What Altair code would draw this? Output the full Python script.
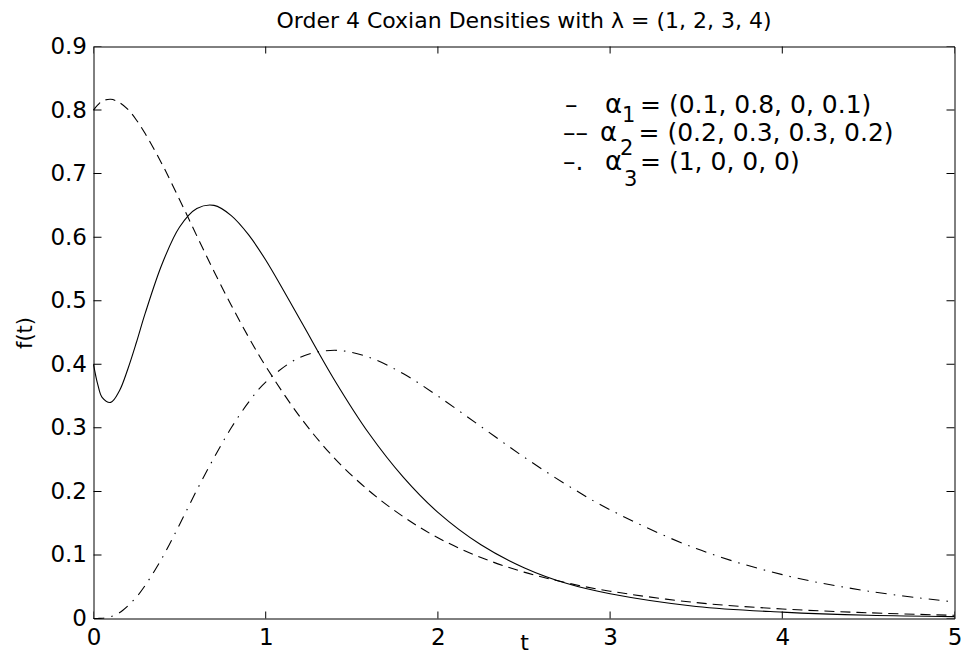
import altair as alt
import pandas as pd

# ---- data ----
t_vals = [0, 0.025, 0.05, 0.1, 0.15, 0.2, 0.25, 0.3, 0.4, 0.5, 0.6, 0.7, 0.8, 0.9, 1.0,
          1.2, 1.4, 1.6, 1.8, 2.0, 2.25, 2.5, 2.75, 3.0, 3.5, 4.0, 4.5, 5.0]
f_alpha1 = [0.400, 0.368, 0.348, 0.340, 0.358, 0.393, 0.435, 0.480, 0.559, 0.616, 0.645, 0.650,
            0.634, 0.604, 0.564, 0.470, 0.375, 0.291, 0.222, 0.167, 0.116, 0.080, 0.055, 0.039,
            0.019, 0.010, 0.005, 0.003]
f_alpha2 = [0.800, 0.808, 0.814, 0.817, 0.812, 0.801, 0.784, 0.763, 0.714, 0.659, 0.602, 0.546,
            0.493, 0.443, 0.397, 0.317, 0.252, 0.201, 0.160, 0.127, 0.096, 0.073, 0.056, 0.043,
            0.025, 0.015, 0.009, 0.005]
f_alpha3 = [0.000, 0.0001, 0.0004, 0.003, 0.009, 0.020, 0.034, 0.052, 0.096, 0.148, 0.202, 0.253,
            0.300, 0.340, 0.372, 0.411, 0.422, 0.411, 0.385, 0.350, 0.302, 0.254, 0.210, 0.171,
            0.110, 0.069, 0.043, 0.026]

x_ticks = [0, 1, 2, 3, 4, 5]
y_ticks = [0, 0.1, 0.2, 0.3, 0.4, 0.5, 0.6, 0.7, 0.8, 0.9]

title_text = "Order 4 Coxian Densities with \u03bb = (1, 2, 3, 4)"

# legend annotation pieces (text, t, f, font size)
leg_text = ["\u2013", "\u03b1", "1", "= (0.1, 0.8, 0, 0.1)",
            "\u2013\u2013", "\u03b1", "2", "= (0.2, 0.3, 0.3, 0.2)",
            "\u2013.", "\u03b1", "3", "= (1, 0, 0, 0)"]
leg_t = [2.738, 2.970, 3.069, 3.174,
         2.727, 2.941, 3.058, 3.165,
         2.727, 2.970, 3.081, 3.174]
leg_f = [0.7955, 0.7955, 0.7813, 0.7955,
         0.7513, 0.7513, 0.7294, 0.7513,
         0.7057, 0.7057, 0.6806, 0.7057]
leg_size = [25, 26, 21, 25,
            25, 26, 21, 25,
            25, 26, 21, 25]

# ---- chart ----
FONT = "DejaVu Sans"
W, H = 861, 572

xs = alt.Scale(domain=[0, 5], nice=False, zero=False)
ys = alt.Scale(domain=[0, 0.9], nice=False, zero=False)

x_axis = alt.Axis(values=x_ticks, format="d", title="t", grid=False, domain=False,
                  ticks=False, tickSize=0, labelPadding=8, labelFontSize=23,
                  labelFont=FONT, labelColor="black", titleFont=FONT, titleFontSize=22,
                  titleFontWeight="normal", titleColor="black", titleBaseline="alphabetic",
                  titleY=31, titleX=W / 2, labelFlush=False, labelOverlap=False)
y_axis = alt.Axis(values=y_ticks, labelExpr="datum.value == 0 ? '0' : format(datum.value, '.1f')",
                  title="f(t)", grid=False, domain=False, ticks=False, tickSize=0,
                  labelPadding=7, labelFontSize=23, labelFont=FONT, labelColor="black",
                  titleFont=FONT, titleFontSize=21, titleFontWeight="normal", titleColor="black",
                  titleAngle=270, titleX=-68, titleY=H / 2, titleAlign="center",
                  titleBaseline="middle", labelFlush=False, labelOverlap=False)

X = alt.X("t:Q", scale=xs, axis=x_axis)
Y = alt.Y("f:Q", scale=ys, axis=y_axis)

d1 = pd.DataFrame({"t": t_vals, "f": f_alpha1})
d2 = pd.DataFrame({"t": t_vals, "f": f_alpha2})
d3 = pd.DataFrame({"t": t_vals, "f": f_alpha3})

l1 = alt.Chart(d1).mark_line(color="black", strokeWidth=1.1, interpolate="catmull-rom").encode(x=X, y=Y)
l2 = alt.Chart(d2).mark_line(color="black", strokeWidth=1.1, interpolate="catmull-rom",
                             strokeDash=[10, 6]).encode(x=X, y=Y)
l3 = alt.Chart(d3).mark_line(color="black", strokeWidth=1.1, interpolate="catmull-rom",
                             strokeDash=[11, 7, 1.5, 7]).encode(x=X, y=Y)

# inward tick marks on all four sides (clipped to plot area)
xt_bottom = pd.DataFrame({"t": x_ticks, "f": [0] * len(x_ticks)})
xt_top = pd.DataFrame({"t": x_ticks, "f": [0.9] * len(x_ticks)})
yt_left = pd.DataFrame({"t": [0] * len(y_ticks), "f": y_ticks})
yt_right = pd.DataFrame({"t": [5] * len(y_ticks), "f": y_ticks})

def tick_layer(df, orient, size):
    return alt.Chart(df).mark_tick(orient=orient, size=size, thickness=1, color="black",
                                   opacity=1, clip=True).encode(x=X, y=Y)

ticks = [tick_layer(xt_bottom, "vertical", 14), tick_layer(xt_top, "vertical", 14),
         tick_layer(yt_left, "horizontal", 16), tick_layer(yt_right, "horizontal", 16)]

leg_df = pd.DataFrame({"t": leg_t, "f": leg_f, "label": leg_text, "size": leg_size})
legend = alt.Chart(leg_df).mark_text(align="left", baseline="alphabetic", font=FONT,
                                     color="black").encode(
    x=X, y=Y, text="label:N", size=alt.Size("size:Q", scale=None, legend=None))

# title drawn centred over the plot, just above its top edge
title_df = pd.DataFrame({"t": [2.5], "f": [0.9], "label": [title_text]})
title = alt.Chart(title_df).mark_text(align="center", baseline="alphabetic", font=FONT,
                                      fontSize=22, color="black", dy=-19).encode(
    x=X, y=Y, text="label:N")

chart = alt.layer(l1, l2, l3, *ticks, legend, title).properties(
    width=W, height=H,
    background="white",
    autosize=alt.AutoSizeParams(type="none"),
    padding={"left": 85.5, "top": 38.5, "right": 8.5, "bottom": 37.5},
).configure_view(stroke="black", strokeWidth=1)

chart.save("out.html", embed_options={"renderer": "svg", "actions": False})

****

#### [Instructions for the task]
Leave out any pictures and return exactly the lines from the beginning of the data through the line with "4 Coxian Densities", inclusive.

#### [Full answer]
What Altair code would draw this? Output the full Python script.
import altair as alt
import pandas as pd

# ---- data ----
t_vals = [0, 0.025, 0.05, 0.1, 0.15, 0.2, 0.25, 0.3, 0.4, 0.5, 0.6, 0.7, 0.8, 0.9, 1.0,
          1.2, 1.4, 1.6, 1.8, 2.0, 2.25, 2.5, 2.75, 3.0, 3.5, 4.0, 4.5, 5.0]
f_alpha1 = [0.400, 0.368, 0.348, 0.340, 0.358, 0.393, 0.435, 0.480, 0.559, 0.616, 0.645, 0.650,
            0.634, 0.604, 0.564, 0.470, 0.375, 0.291, 0.222, 0.167, 0.116, 0.080, 0.055, 0.039,
            0.019, 0.010, 0.005, 0.003]
f_alpha2 = [0.800, 0.808, 0.814, 0.817, 0.812, 0.801, 0.784, 0.763, 0.714, 0.659, 0.602, 0.546,
            0.493, 0.443, 0.397, 0.317, 0.252, 0.201, 0.160, 0.127, 0.096, 0.073, 0.056, 0.043,
            0.025, 0.015, 0.009, 0.005]
f_alpha3 = [0.000, 0.0001, 0.0004, 0.003, 0.009, 0.020, 0.034, 0.052, 0.096, 0.148, 0.202, 0.253,
            0.300, 0.340, 0.372, 0.411, 0.422, 0.411, 0.385, 0.350, 0.302, 0.254, 0.210, 0.171,
            0.110, 0.069, 0.043, 0.026]

x_ticks = [0, 1, 2, 3, 4, 5]
y_ticks = [0, 0.1, 0.2, 0.3, 0.4, 0.5, 0.6, 0.7, 0.8, 0.9]

title_text = "Order 4 Coxian Densities with \u03bb = (1, 2, 3, 4)"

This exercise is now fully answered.